THE REQUEST
Read the listing below and copy out every line that holds "Output".

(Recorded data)
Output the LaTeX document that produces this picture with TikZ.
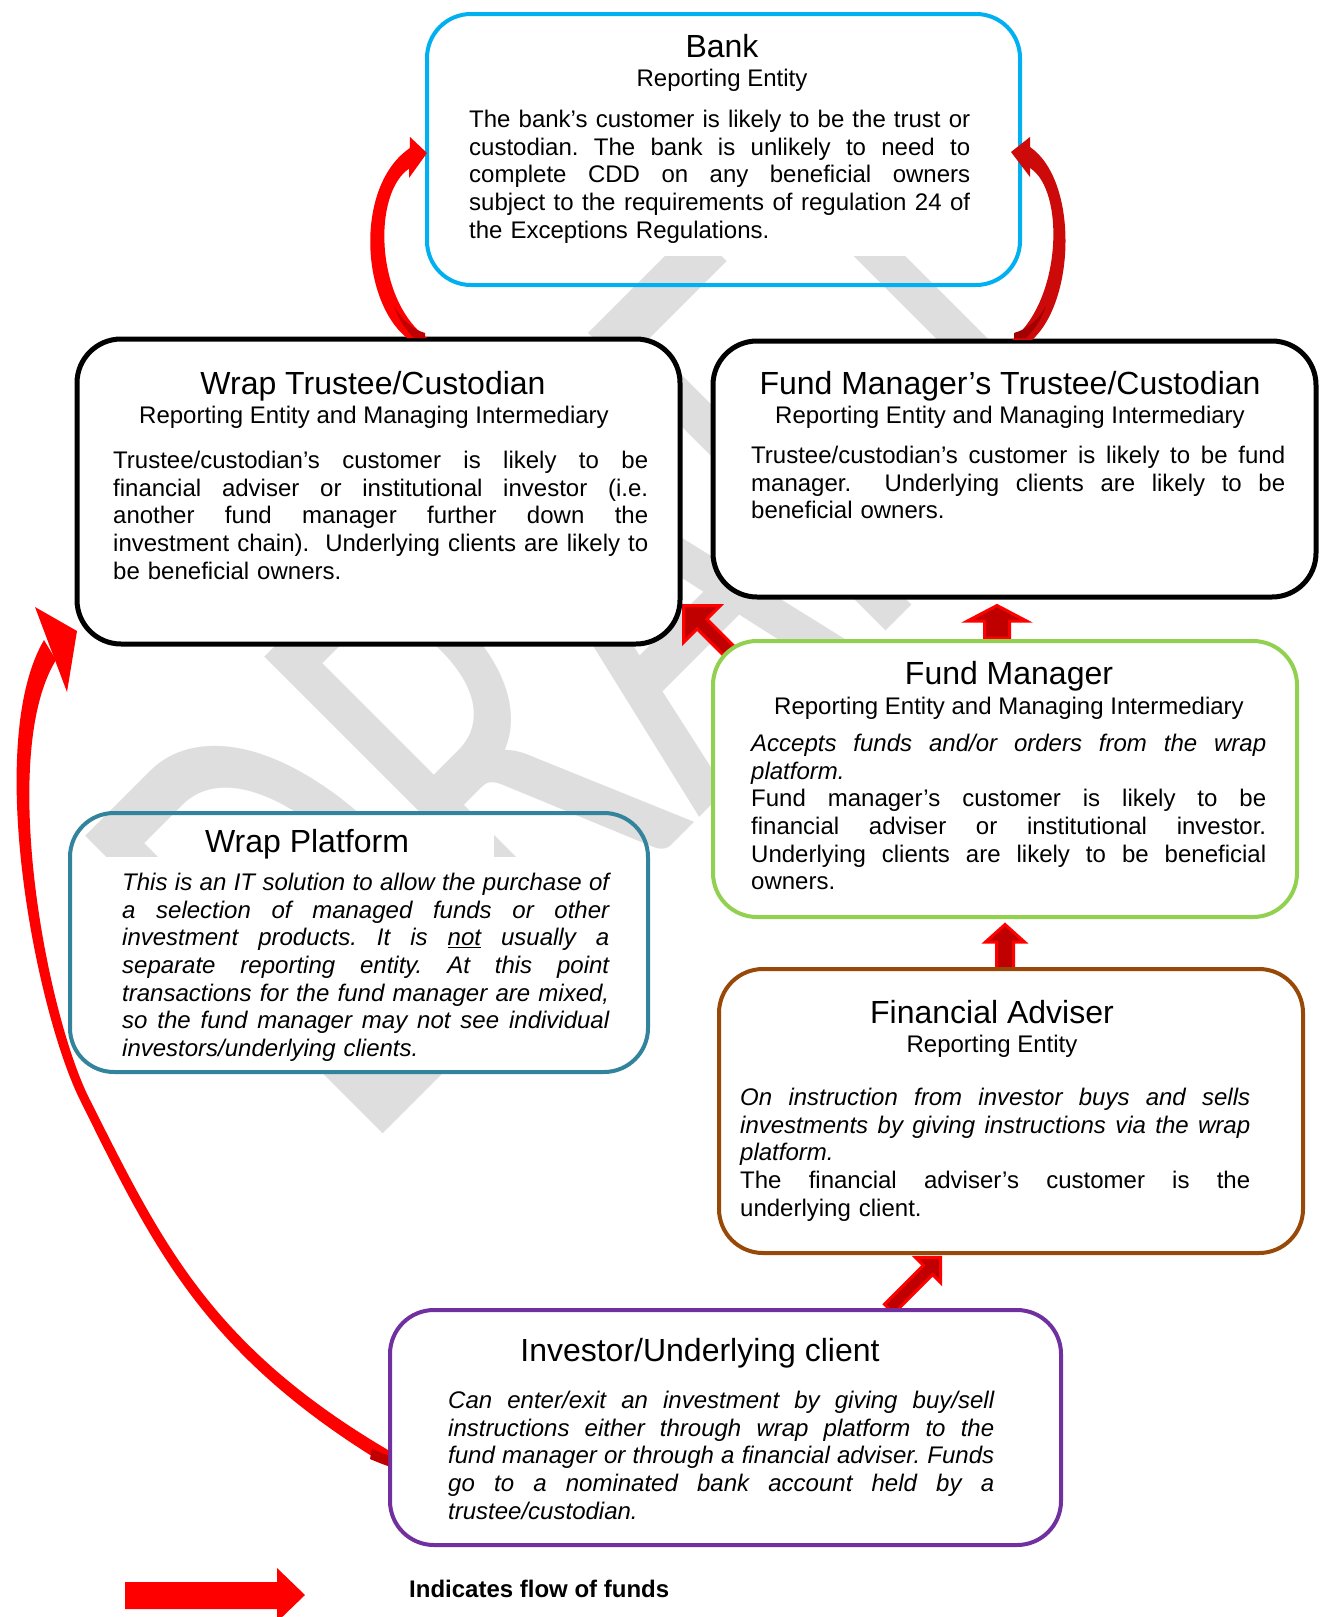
\documentclass[tikz,border=0pt]{standalone}
\usepackage{fontspec}
\setmainfont{Liberation Sans}
\newfontfamily\wmfont{Carlito}
\definecolor{bankc}{HTML}{00B0F0}
\definecolor{fmc}{HTML}{92D050}
\definecolor{fac}{HTML}{984807}
\definecolor{wpc}{HTML}{31849B}
\definecolor{invc}{HTML}{7030A0}
\definecolor{wmc}{HTML}{DEDEDE}
\definecolor{arrred}{HTML}{FF0000}
\definecolor{arrdark}{HTML}{C00000}
\definecolor{brdark}{HTML}{CC0A0A}
\newcommand{\jl}[1]{\makebox[\hsize][s]{\frenchspacing\spaceskip=0pt #1}\\}
\begin{document}
\begin{tikzpicture}[x=1pt,y=-1pt,
  box/.style={draw, line width=4pt, rounded corners=44pt, fill=white, inner sep=0pt},
  blackbox/.style={box, line width=5pt},
  ttl/.style={font=\fontsize{32}{36}\selectfont, inner sep=0pt, anchor=base},
  subt/.style={font=\fontsize{24}{27.6}\selectfont, inner sep=0pt, anchor=base},
  bodyt/.style={font=\fontsize{24}{27.6}\selectfont\frenchspacing, inner sep=0pt, anchor=base west},
  blk/.style={fill=arrdark, draw=arrred, line width=3pt, line join=miter},
]
\useasboundingbox (0,0) rectangle (1323,1617);
\fill[white] (0,0) rectangle (1323,1617);

% watermark
\node[rotate=45, yscale=1.6, anchor=base west, inner sep=0pt, text=wmc,
      font=\wmfont\fontsize{410}{410}\selectfont] (wm) at (363,1154) {DRAFT};

% block arrows (behind boxes)
\draw[blk] (984.5,638) -- (984.5,621) -- (967.5,621) -- (997,605.5) -- (1026.5,621) -- (1009.5,621) -- (1009.5,638) -- cycle;
\draw[blk] (996.5,972) -- (996.5,942) -- (985.5,942) -- (1005,924.5) -- (1024.5,942) -- (1013.5,942) -- (1013.5,972) -- cycle;
\draw[blk] (742.3,654.5) -- (706.9,619.1) -- (720.4,605.6) -- (683.6,605.6) -- (683.6,642.4) -- (697.1,628.9) -- (732.5,664.3) -- cycle;
\draw[blk] (884.5,1304.3) -- (923.4,1265.4) -- (915.3,1257.3) -- (940.7,1257.3) -- (940.7,1282.7) -- (932.6,1274.6) -- (893.7,1313.5) -- cycle;

% bank: transparent near its bottom edge
\begin{scope}
  \clip (400,0) rectangle (1050,255);
  \fill[white, rounded corners=44pt] (427,14) rectangle (1020,285);
\end{scope}
\node[box, fill=none, draw=bankc, minimum width=593pt, minimum height=271pt] (bank) at (723.5,149.5) {};
% other boxes
\node[blackbox, draw=black, minimum width=603pt, minimum height=305pt] (wtc) at (378.5,491.5) {};
\node[blackbox, draw=black, minimum width=603pt, minimum height=256pt] (fmtc) at (1014.5,469) {};
\node[box, draw=fmc, minimum width=584pt, minimum height=276pt] (fm) at (1005,779) {};
\node[box, draw=fac, minimum width=584pt, minimum height=284pt] (fa) at (1011,1111) {};
\node[box, draw=invc, minimum width=671pt, minimum height=235pt] (inv) at (725.5,1427.5) {};
% wrap platform: transparent box with white text areas
\fill[white] (185,815) rectangle (494,857);
\begin{scope}
  \clip (60,857) rectangle (660,1080);
  \fill[white, rounded corners=44pt] (70,813) rectangle (648,1072);
\end{scope}
\node[box, fill=none, draw=wpc, minimum width=578pt, minimum height=259pt] (wp) at (359,942.5) {};

% texts
\node[ttl] (bankT) at (722,57.5) {Bank};
\node[subt] (bankS) at (722,86.6) {Reporting Entity};
\node[bodyt, text width=501pt] (bankB) at (469,127.6) {%
\jl{The bank’s customer is likely to be the trust or}%
\jl{custodian. The bank is unlikely to need to}%
\jl{complete CDD on any beneficial owners}%
\jl{subject to the requirements of regulation 24 of}%
the Exceptions Regulations.};

\node[ttl] (wtcT) at (373,394.5) {Wrap Trustee/Custodian};
\node[subt] (wtcS) at (374,423.6) {Reporting Entity and Managing Intermediary};
\node[bodyt, text width=535pt] (wtcB) at (113,468.6) {%
\jl{Trustee/custodian’s customer is likely to be}%
\jl{financial adviser or institutional investor (i.e.}%
\jl{another fund manager further down the}%
\jl{investment chain).\ \ Underlying clients are likely to}%
be beneficial owners.};

\node[ttl] (fmtcT) at (1010,394.5) {Fund Manager’s Trustee/Custodian};
\node[subt] (fmtcS) at (1010,423.6) {Reporting Entity and Managing Intermediary};
\node[bodyt, text width=534pt] (fmtcB) at (751,463.6) {%
\jl{Trustee/custodian’s customer is likely to be fund}%
\jl{manager.\ \ Underlying clients are likely to be}%
beneficial owners.};

\node[ttl] (fmT) at (1009,684.5) {Fund Manager};
\node[subt] (fmS) at (1009,714.6) {Reporting Entity and Managing Intermediary};
\node[bodyt, text width=515pt] (fmB) at (751,751.6) {%
\jl{\itshape Accepts funds and/or orders from the wrap}%
{\itshape platform.}\\
\jl{Fund manager’s customer is likely to be}%
\jl{financial adviser or institutional investor.}%
\jl{Underlying clients are likely to be beneficial}%
owners.};

\node[ttl] (faT) at (992,1023.5) {Financial Adviser};
\node[subt] (faS) at (992,1052.6) {Reporting Entity};
\node[bodyt, text width=510pt] (faB) at (740,1105.6) {%
\jl{\itshape On instruction from investor buys and sells}%
\jl{\itshape investments by giving instructions via the wrap}%
{\itshape platform.}\\
\jl{The financial adviser’s customer is the}%
underlying client.};

\node[ttl] (wpT) at (307,852.5) {Wrap Platform};
\node[bodyt, text width=487pt, font=\fontsize{24}{27.6}\selectfont\itshape\frenchspacing] (wpB) at (122,890.6) {%
\jl{This is an IT solution to allow the purchase of}%
\jl{a selection of managed funds or other}%
\jl{investment products. It is \underline{not} usually a}%
\jl{separate reporting entity. At this point}%
\jl{transactions for the fund manager are mixed,}%
\jl{so the fund manager may not see individual}%
investors/underlying clients.};

\node[ttl] (invT) at (700,1361.5) {Investor/Underlying client};
\node[bodyt, text width=546pt, font=\fontsize{24}{27.6}\selectfont\itshape\frenchspacing] (invB) at (448,1408.6) {%
\jl{Can enter/exit an investment by giving buy/sell}%
\jl{instructions either through wrap platform to the}%
\jl{fund manager or through a financial adviser. Funds}%
\jl{go to a nominated bank account held by a}%
trustee/custodian.};

% curved arrows
\fill[arrred] (407,338) .. controls (360,300) and (355,185) .. (410,148) -- (410,168) .. controls (372,192) and (375,300) .. (427,338) -- cycle;
\fill[arrred] (427,153) -- (410,137) -- (409,178) -- cycle;
\fill[arrdark] (394,306) .. controls (402,320) and (412,329) .. (425,333) -- (425,338) -- (414,338) .. controls (404,328) and (398,318) .. cycle;

\fill[brdark] (1012,340) .. controls (1062,300) and (1065,190) .. (1030,168) -- (1030,147) .. controls (1078,180) and (1076,300) .. (1032,340) -- cycle;
\fill[brdark] (1011,152) -- (1030,137) -- (1030,177) -- cycle;
\fill[arrdark!85!black] (1046,306) .. controls (1038,320) and (1028,329) .. (1014,333) -- (1014,338) -- (1026,338) .. controls (1036,328) and (1042,318) .. cycle;

\fill[arrred] (388,1466) .. controls (203.1,1354.8) and (152,1245.2) .. (81,1102)
   .. controls (36.2,1013.7) and (-16.8,744) .. (44,640)
   -- (56,660) .. controls (-1.4,753.2) and (45.2,1009.3) .. (89,1098)
   .. controls (161,1240.8) and (209.3,1344.6) .. (388,1450) -- cycle;
\fill[arrred] (35,607) -- (77,631) -- (67,692) -- cycle;
\fill[arrdark] (372,1448) .. controls (378,1452) and (383,1454) .. (388,1455) -- (388,1466) .. controls (382,1464) and (377,1462) .. (370,1459) -- cycle;

% legend
\fill[arrred] (125,1582) -- (277,1582) -- (277,1568) -- (305,1595) -- (277,1622) -- (277,1609) -- (125,1609) -- cycle;
\node[font=\bfseries\fontsize{24}{27.6}\selectfont, anchor=base west, inner sep=0pt] (leg) at (409,1597) {Indicates flow of funds};
\end{tikzpicture}
\end{document}
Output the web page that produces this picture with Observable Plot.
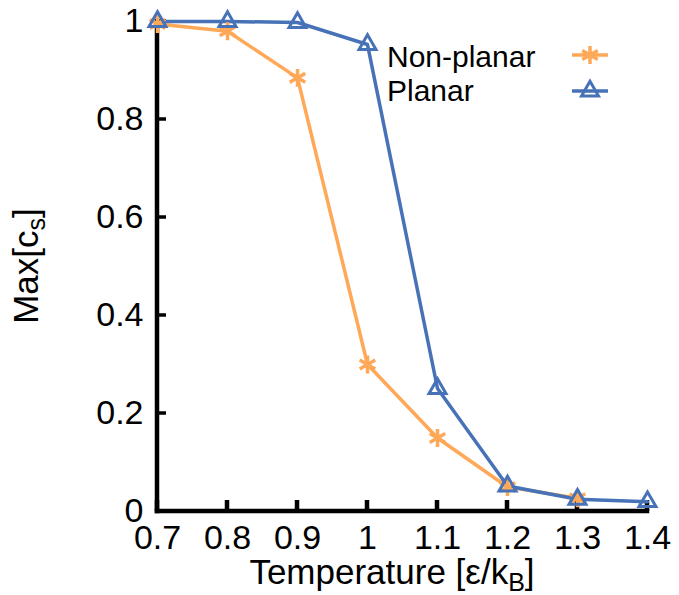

REPLY
Output the LaTeX document that produces this picture with TikZ.
Output the web page that produces this picture with Observable Plot.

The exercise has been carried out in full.